For $20,800 for 28 days, patients undergo a regiment of instruction, therapy, fellowship and something about having to get up at 6 in the morning. "This campus is routinely inspected by detection canines," says a sign in the lobby of the nonprofit. The only permitted "contraband" is candy. A media blackout is imposed; no cell phones, no BlackBerries, no TV - except during Super Bowls and World Series. Sixty percent of the patients are men, after all.
Until a few years ago, Father Martin regularly visited and welcomed patients with his trademark: "The nightmare is over." He held court afternoons in the sunny dining room, as patients gathered around.
To know Father Martin is to know his penguin joke: A police officer spots a drunk walking down the street with a penguin. Tells the man to take the penguin to the zoo where he belongs. The next day, the officer sees the same drunk walking the same penguin. Thought I told you to take him to the zoo. "I did," the drunk said. "He loved it. Today, we're going to the library."

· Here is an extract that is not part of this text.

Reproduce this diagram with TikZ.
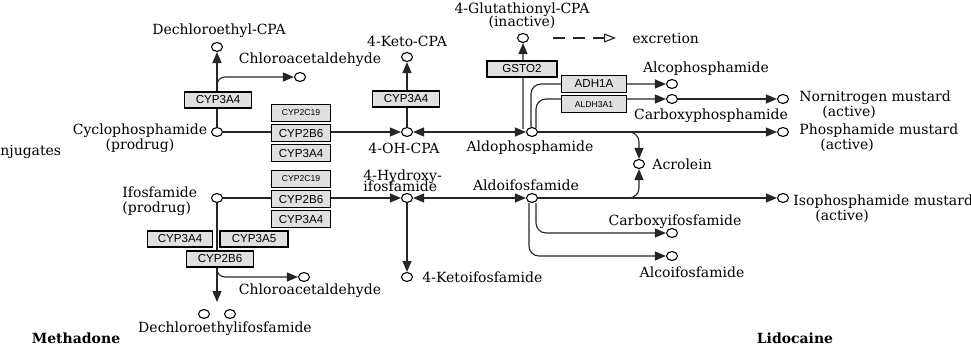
\documentclass[tikz,border=0pt]{standalone}
\usepackage{fontspec}
\setmainfont{DejaVu Serif}
\setsansfont{Liberation Sans}
\usepackage{tikz}
\usetikzlibrary{shapes.geometric, arrows.meta, positioning, calc}
\tikzstyle{cpd} = [ellipse, draw=black, line width=0.55pt, fill=white, minimum width=5.5pt, minimum height=4.5pt, inner sep=0pt]
\tikzstyle{enzyme} = [rectangle, draw=black, fill=black!12, line width=0.55pt, minimum width=33.5pt, minimum height=8pt, inner sep=0pt, font=\sffamily\fontsize{5.8}{6}\selectfont]
\tikzstyle{enzsmall} = [font=\sffamily\fontsize{4.3}{5}\selectfont]
\tikzstyle{cname} = [inner sep=0pt, font=\fontsize{7}{7.5}\selectfont, align=center]
\tikzstyle{link} = [line width=0.55pt, draw=black!85]
\tikzstyle{arrow} = [link, -{Triangle[length=5.5pt, width=4.5pt]}]
\tikzstyle{darrow} = [link, {Triangle[length=5.5pt, width=4.5pt]}-{Triangle[length=5.5pt, width=4.5pt]}]

\begin{document}
\begin{tikzpicture}[x=0.5pt, y=-0.5pt]
\useasboundingbox (0,0) rectangle (971,347);

% compounds: cyclophosphamide route
\node (dcpa) [cpd] at (217,47) {};
\node (cla1) [cpd] at (300,77) {};
\node (cpa) [cpd] at (217,132) {};
\node (ohcpa) [cpd] at (407,132) {};
\node (kcpa) [cpd] at (407,57) {};
\node (aldo) [cpd] at (532,132) {};
\node (gcpa) [cpd] at (523,38) {};
\node (alco) [cpd] at (672,84) {};
\node (carb) [cpd] at (672,99) {};
\node (nnm) [cpd] at (783,99) {};
\node (pm) [cpd] at (783,132) {};
\node (acro) [cpd] at (639,164) {};

% compounds: ifosfamide route
\node (ifo) [cpd] at (217,198) {};
\node (ohifo) [cpd] at (407,198) {};
\node (aldoi) [cpd] at (532,198) {};
\node (kifo) [cpd] at (407,277) {};
\node (ipm) [cpd] at (783,198) {};
\node (carbi) [cpd] at (672,233) {};
\node (alcoi) [cpd] at (672,256) {};
\node (cla2) [cpd] at (304,277) {};
\node (dcifo1) [cpd] at (204,314) {};
\node (dcifo2) [cpd] at (230,314) {};

% reactions
\draw [arrow] (cpa) -- (dcpa);
\coordinate (br1) at (217,86);
\draw [arrow, rounded corners=4pt] (br1) |- (cla1);
\draw [arrow] (cpa) -- (ohcpa);
\draw [arrow] (ohcpa) -- (kcpa);
\draw [darrow] (ohcpa) -- (aldo);
\draw [arrow] ($(aldo.west)+(-3,-3)$) -- (gcpa);
\draw [arrow, rounded corners=5pt] ($(aldo.north)+(-1,0)$) |- (alco);
\draw [arrow, rounded corners=5pt] ($(aldo.north)+(4,1)$) |- (carb);
\draw [arrow] (carb) -- (nnm);
\draw [arrow] (aldo) -- (pm);
\coordinate (br2) at (626,132);
\draw [arrow, rounded corners=5pt] (br2) -| (acro);

\draw [arrow] (ifo) -- (ohifo);
\draw [darrow] (ohifo) -- (aldoi);
\draw [arrow] (ohifo) -- (kifo);
\draw [arrow] (aldoi) -- (ipm);
\coordinate (br3) at (626,198);
\draw [arrow, rounded corners=5pt] (br3) -| (acro);
\draw [arrow, rounded corners=5pt] ($(aldoi.south)+(4,0)$) |- (carbi);
\draw [arrow, rounded corners=5pt] ($(aldoi.south)+(-3,0)$) |- (alcoi);
\coordinate (dn) at (217,302);
\draw [arrow] (ifo) -- (dn);
\coordinate (br4) at (217,270);
\draw [arrow, rounded corners=4pt] (br4) |- (cla2);

% enzymes
\node (e1) [enzyme] at (218,100) {CYP3A4};
\node (s1a) [enzyme, enzsmall, minimum width=29.5pt, minimum height=8.5pt] at (301,113) {CYP2C19};
\node (s1b) [enzyme, minimum width=29.5pt, minimum height=8.5pt, below=1pt of s1a] {CYP2B6};
\node (s1c) [enzyme, minimum width=29.5pt, minimum height=8.5pt, below=1pt of s1b] {CYP3A4};
\node (e2) [enzyme] at (406,99) {CYP3A4};
\node (e3) [enzyme, minimum width=35pt] at (522,69) {GSTO2};
\node (e4) [enzyme, minimum width=32.5pt, minimum height=8.5pt] at (594,84) {ADH1A};
\node (e5) [enzyme, enzsmall, minimum width=32.5pt, minimum height=8.5pt, below=1pt of e4] {ALDH3A1};
\node (s2a) [enzyme, enzsmall, minimum width=29.5pt, minimum height=8.5pt] at (301,179) {CYP2C19};
\node (s2b) [enzyme, minimum width=29.5pt, minimum height=8.5pt, below=1pt of s2a] {CYP2B6};
\node (s2c) [enzyme, minimum width=29.5pt, minimum height=8.5pt, below=1pt of s2b] {CYP3A4};
\node (e6) [enzyme, minimum width=32.5pt] at (180,239) {CYP3A4};
\node (e7) [enzyme, minimum width=34pt] at (254,239) {CYP3A5};
\node (e8) [enzyme] at (220,259) {CYP2B6};

% excretion
\node (excr) [cname, anchor=west] at (632,38) {excretion};
\draw [link, dash pattern=on 6pt off 4pt, -{Triangle[open, length=6pt, width=4.5pt]}, shorten <=12pt, shorten >=8pt] (gcpa) -- (excr);

% labels
\node (tdcpa) [cname] at (219,31) {Dechloroethyl-CPA};
\node (tcla1) [cname] at (310,60) {Chloroacetaldehyde};
\node (tcpa) [cname] at (140,138) {Cyclophosphamide\\(prodrug)};
\node (tconj) [cname, anchor=west] at (0,152) {njugates};
\node (tkcpa) [cname] at (407,41) {4-Keto-CPA};
\node (tohcpa) [cname] at (404,148) {4-OH-CPA};
\node (taldo) [cname] at (530,148) {Aldophosphamide};
\node (tgcpa) [cname] at (522,16) {4-Glutathionyl-CPA\\[-1pt](inactive)};
\node (talco) [cname] at (706,69) {Alcophosphamide};
\node (tcarb) [cname] at (711,116) {Carboxyphosphamide};
\node (tnnm) [cname, align=left, anchor=west] at (799,105) {Nornitrogen mustard\\\hspace*{11.5pt}(active)};
\node (tpm) [cname, align=left, anchor=west] at (799,138) {Phosphamide mustard\\\hspace*{10.5pt}(active)};
\node (tacro) [cname, right=3.5pt of acro] {Acrolein};
\node (tifo) [cname, align=left, anchor=west] at (122,201) {Ifosfamide\\(prodrug)};
\node (tohifo) [cname, align=left, anchor=west] at (363,181) {4-Hydroxy-\\[-2pt]ifosfamide};
\node (taldoi) [cname] at (526,185) {Aldoifosfamide};
\node (tkifo) [cname, right=4.5pt of kifo] {4-Ketoifosfamide};
\node (tipm) [cname, align=left, anchor=west] at (793,209) {Isophosphamide mustard\\\hspace*{11pt}(active)};
\node (tcarbi) [cname] at (675,222) {Carboxyifosfamide};
\node (talcoi) [cname] at (692,272) {Alcoifosfamide};
\node (tcla2) [cname] at (310,291) {Chloroacetaldehyde};
\node (tdcifo) [cname] at (225,329) {Dechloroethylifosfamide};
\node (tmeth) [cname, font=\fontsize{7}{7.5}\selectfont\bfseries] at (76,338) {Methadone};
\node (tlido) [cname, font=\fontsize{7}{7.5}\selectfont\bfseries] at (795,338) {Lidocaine};
\end{tikzpicture}
\end{document}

The joke, emblematic of Father Martin's disarming approach to addiction, is immortalized in Ashley's chapel, where a 1-inch figure of a penguin was inserted in one of the stained-glass panels. The penguin is part of a tour of Ashley, as are the hundreds of nametags stuck on the ceiling of a waterfront gazebo by patients on their last day at the facility. Along the fence line above the Chesapeake Bay, markers still remain for Molly and Bonnie, Father Martin's Labs that once escorted patients on walks and chronically retrieved balls.
Adorning the walls of Ashley's rooms, portraits of Father Martin and Mae Abraham hang inseparably. Mae still speaks there every month, while Father Martin has stayed home. He watches the news, waits for her return, and steels himself against more dialysis.
"I live tired," he says.
But he's not alone.
At the Abraham home
At Mae Abraham's Havre de Grace home in early June, no one is enjoying the pool - too hot for that. Her manicured gardens feature plants just high enough, as she points out, to avoid the urinary wrath of the Labradors, which her 52-year-old son, Alex, field trains. The home was built out in the back to make a bedroom for Father Martin. A crucifix hangs over his crisply made bed, where a stuffed penguin hogs a pillow.